Lillian Bassman’s Digital Age
Like nearly all image-makers today, Lillian Bassman has abandoned the analog tradition for digital techniques; she manipulates her images in Photoshop, and printed the entirety of her forthcoming show at Staley-Wise using computerized processes, instead of gelatin silver prints. All of which would be banal, but for that Lillian Bassman, a grand master of fashion photography, is 93 years old.
In 1940, Bassman, then a fashion illustrator, joined a class taught by legendary art director Alexey Brodovitch, who, after suggesting she switch to graphic design, offered her an apprenticeship at Harper’s Bazaar. Bassman never aspired to be a photographer, and it was only after spending the summer of 1947 in a photographer friend’s borrowed darkroom that she took up photography full time. If that friend was particularly influential to Bassman, he was influential to a lot of people-he was Richard Avedon, who was in Europe for the summer photographing his first Paris collections.
Avedon’s influence on Bassman stops there. In the next sixty-plus years, Bassman would create a body of sensitive, feminine images in a field dominated by men. Bassman’s romantic, dream-like pictures proved much in demand; in addition to her editorial work for Harper’s Bazaar, Bassman soon had advertising clients like Balenciaga and Chanel. The edges of their Chanel gowns softened to a blur, Bassman’s models appear as though they are floating. In another photograph, Anne Saint-Marie, 1958, a netted veil, barely visible, gives the illusion of a thousand black raindrops falling on the models serene face-an image that ultimately became the cover for this new book. Later, her images for Warner’s undergarments really revolutionized 1940’s and 50’s fashion photography by moving away from the institutional aesthetic that had been fashionable before, and introducing a sensuality and intimacy that had not yet been seen. But Bassman never really considered herself a fashion photographer, she says, “I was a photographer of women – the fashion was always sort of secondary.” She says she doesn’t pay attention to the magazines and fashion photography to which she still contributes, because “I had a terrible fear of imitating other photographers… I feel that it has to come from me.”
A forthcoming monograph, Lillian Bassman: Women (Abrams), also shows the artist to be a master comeback kid.
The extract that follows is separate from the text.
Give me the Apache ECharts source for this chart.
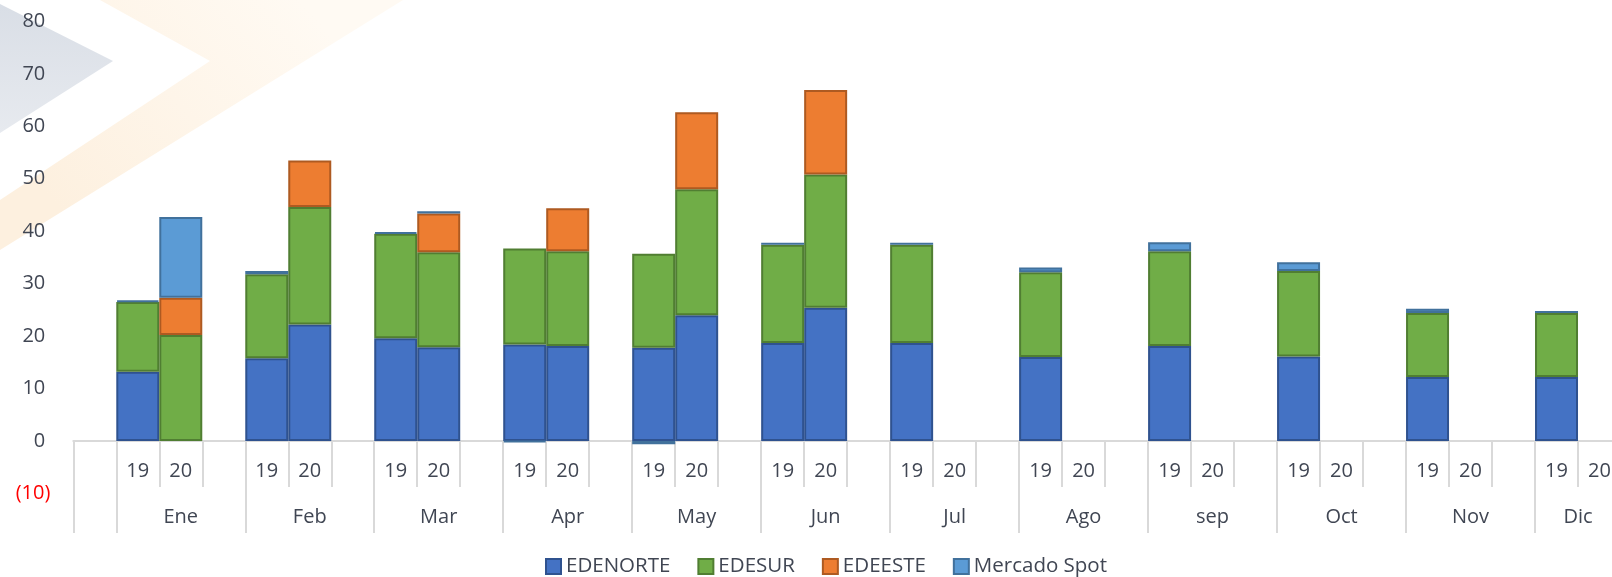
<!DOCTYPE html>
<html>
<head>
<meta charset="utf-8">
<script src="https://cdn.jsdelivr.net/npm/echarts@6/dist/echarts.min.js"></script>
<style>
html,body{margin:0;padding:0;background:#fff;}
#c{width:1612px;height:577px;}
</style>
</head>
<body>
<div id="c"></div>
<script>
// ---- data ----
const months = ['Ene','Feb','Mar','Apr','May','Jun','Jul','Ago','sep','Oct','Nov','Dic'];
const years = ['19','20'];
const yTicks = [-10,0,10,20,30,40,50,60,70,80];

const edenorte19 = [13.2, 15.8, 19.6, 18.4, 17.8, 18.7, 18.7, 16.0, 18.1, 16.1, 12.2, 12.2];
const edenorte20 = [0, 22.2, 17.9, 18.1, 24.0, 25.4, null, null, null, null, null, null];
const edesur19   = [13.3, 16.0, 19.9, 18.3, 17.9, 18.7, 18.7, 16.2, 18.1, 16.3, 12.2, 12.2];
const edesur20   = [20.2, 22.4, 18.1, 18.1, 24.0, 25.4, null, null, null, null, null, null];
const edeeste19  = [null, null, null, null, null, null, null, null, null, null, null, null];
const edeeste20  = [7.1, 8.9, 7.4, 8.2, 14.7, 16.1, null, null, null, null, null, null];
const spot19     = [0.3, 0.6, 0.3, -0.2, -0.6, 0.4, 0.4, 0.9, 1.7, 1.7, 0.8, 0.4];
const spot20     = [15.4, null, 0.4, null, null, null, null, null, null, null, null, null];

// ---- slot layout: leading blank, then per month [19, 20, blank] (last month without trailing blank)
function slots(a19, a20) {
  const out = [null];
  months.forEach((m, i) => {
    out.push(a19[i] === 0 ? null : a19[i]);
    out.push(a20[i] === 0 ? null : a20[i]);
    if (i < months.length - 1) out.push(null);
  });
  return out;
}
const yearCats = [''];
months.forEach((m, i) => {
  yearCats.push(years[0], years[1]);
  if (i < months.length - 1) yearCats.push('');
});
const monthLabelCats = yearCats.map(() => '');
months.forEach((m, i) => {
  if (i < months.length - 1) monthLabelCats[2 + 3 * i] = m;
  else monthLabelCats[1 + 3 * i] = m + '*';
});
const groupStarts = [0];
months.forEach((m, i) => groupStarts.push(1 + 3 * i));

const textColor = '#404653';
const font = '"Open Sans", "Liberation Sans", sans-serif';

const gridTop = 21.4, gridBottom = 83.5, H = 577;
const plotH = H - gridTop - gridBottom;
const zeroOffset = -plotH * (0 - yTicks[0]) / (yTicks[yTicks.length - 1] - yTicks[0]);

const chart = echarts.init(document.getElementById('c'), null, {renderer: 'canvas'});
const seriesDefs = [
  {name: 'EDENORTE', a: edenorte19, b: edenorte20, color: '#4472C4', border: '#2F528F'},
  {name: 'EDESUR', a: edesur19, b: edesur20, color: '#70AD47', border: '#507E32'},
  {name: 'EDEESTE', a: edeeste19, b: edeeste20, color: '#ED7D31', border: '#AE5A21'},
  {name: 'Mercado Spot', a: spot19, b: spot20, color: '#5B9BD5', border: '#41719C'}
];

chart.setOption({
  animation: false,
  backgroundColor: '#ffffff',
  graphic: [
    {type: 'polygon', z: -10, silent: true,
     shape: {points: [[100,0],[403,0],[0,250],[0,200],[210,61]]},
     style: {fill: new echarts.graphic.LinearGradient(300, 0, 60, 210,
        [{offset: 0, color: '#fffaf3'}, {offset: 1, color: '#fdf0df'}], true)}},
    {type: 'polygon', z: -9, silent: true,
     shape: {points: [[0,4],[113,61],[0,133]]},
     style: {fill: new echarts.graphic.LinearGradient(0, 0, 0, 1,
        [{offset: 0, color: '#d9dee6'}, {offset: 1, color: '#e7eaef'}])}}
  ],
  grid: {left: 73.3, right: -9, top: gridTop, bottom: gridBottom, containLabel: false, outerBoundsMode: 'none'},
  legend: {
    left: 545, top: 556, padding: 0,
    itemWidth: 15, itemHeight: 15, itemGap: 27,
    icon: 'rect',
    textStyle: {color: textColor, fontSize: 20.5, fontFamily: font},
    data: seriesDefs.map(s => s.name)
  },
  xAxis: [
    {
      type: 'category', data: yearCats, position: 'bottom', offset: zeroOffset,
      axisLine: {show: true, onZero: false, lineStyle: {color: '#d9d9d9', width: 2}},
      axisTick: {show: true, interval: 0, length: 46, lineStyle: {color: '#d9d9d9', width: 2}},
      axisLabel: {interval: 0, margin: 20, color: textColor, fontSize: 20, fontFamily: font},
      splitLine: {show: false}
    },
    {
      type: 'category', data: monthLabelCats, position: 'bottom', offset: zeroOffset,
      axisLine: {show: false, onZero: false},
      axisTick: {show: true, length: 92, lineStyle: {color: '#d9d9d9', width: 2},
        interval: function (idx) { return groupStarts.indexOf(idx) >= 0; }},
      axisLabel: {interval: 0, margin: 66, color: textColor, fontSize: 20, fontFamily: font,
        formatter: function (v) {
          if (v.endsWith('*')) return '{s|' + v.slice(0, -1) + '}';
          return v;
        },
        rich: {s: {color: textColor, fontSize: 20, fontFamily: font, padding: [0, 0, 0, 43]}}
      },
      splitLine: {show: false}
    }
  ],
  yAxis: {
    type: 'value', min: yTicks[0], max: yTicks[yTicks.length - 1], interval: 10,
    axisLine: {show: false}, axisTick: {show: false}, splitLine: {show: false},
    axisLabel: {
      margin: 23,
      formatter: function (v) {
        if (v < 0) return '{n|(' + Math.abs(v) + ')}';
        return '{p|' + v + '}';
      },
      rich: {
        n: {color: '#FF0000', fontSize: 20, fontFamily: font},
        p: {color: textColor, fontSize: 20, fontFamily: font, padding: [0, 5, 0, 0]}
      }
    }
  },
  series: seriesDefs.map(s => ({
    name: s.name, type: 'bar', stack: 'total', xAxisIndex: 0,
    barCategoryGap: '0%', barGap: '0%',
    itemStyle: {color: s.color, borderColor: s.border, borderWidth: 2},
    data: slots(s.a, s.b)
  }))
});
</script>
</body>
</html>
In the early 1970’s, disenchanted with the increasing commercial demands of the fashion industry and the conservative aesthetic responsibility that came with it, Bassman destroyed decade’s worth of negatives and prints. Only in the early 1990’s, when a garbage bag of film was found in Bassman’s home by her friend, the painter Helen Frankenthaler, did she consider a return. She’s re-worked many of the discarded images, pushing shadows in to solid black forms, and blowing out highlights to snow white.
Some things, Bassman says, have changed. Asked how the models from decades ago differ from the crop we see today, Bassman says, “I remember not too long ago I had a job to do for German Vogue and I saw all this beautiful clothing and these wonderful things. I began to photograph the model and I found that she was 15 or 16 years old and nothing came through. I couldn’t get to imagine or feel that this girl believed or belonged in these fabulous furs… and it destroyed the whole thing for me. She was a child dressed up.”
Bassman’s images make dramatic play of high contrasts of tones leading to near-complete abstraction, with obvious grain scarring, all originally achieved through darkroom techniques like bleaching, blurring, and staining. Asked if she would ever return to the darkroom Bassman exclaimed in an exasperated tone “I can’t! The chemicals are different, the paper is different. All of the things I used in the darkroom are gone, and there is really no reason to with the computer. Time goes on, techniques have to change.”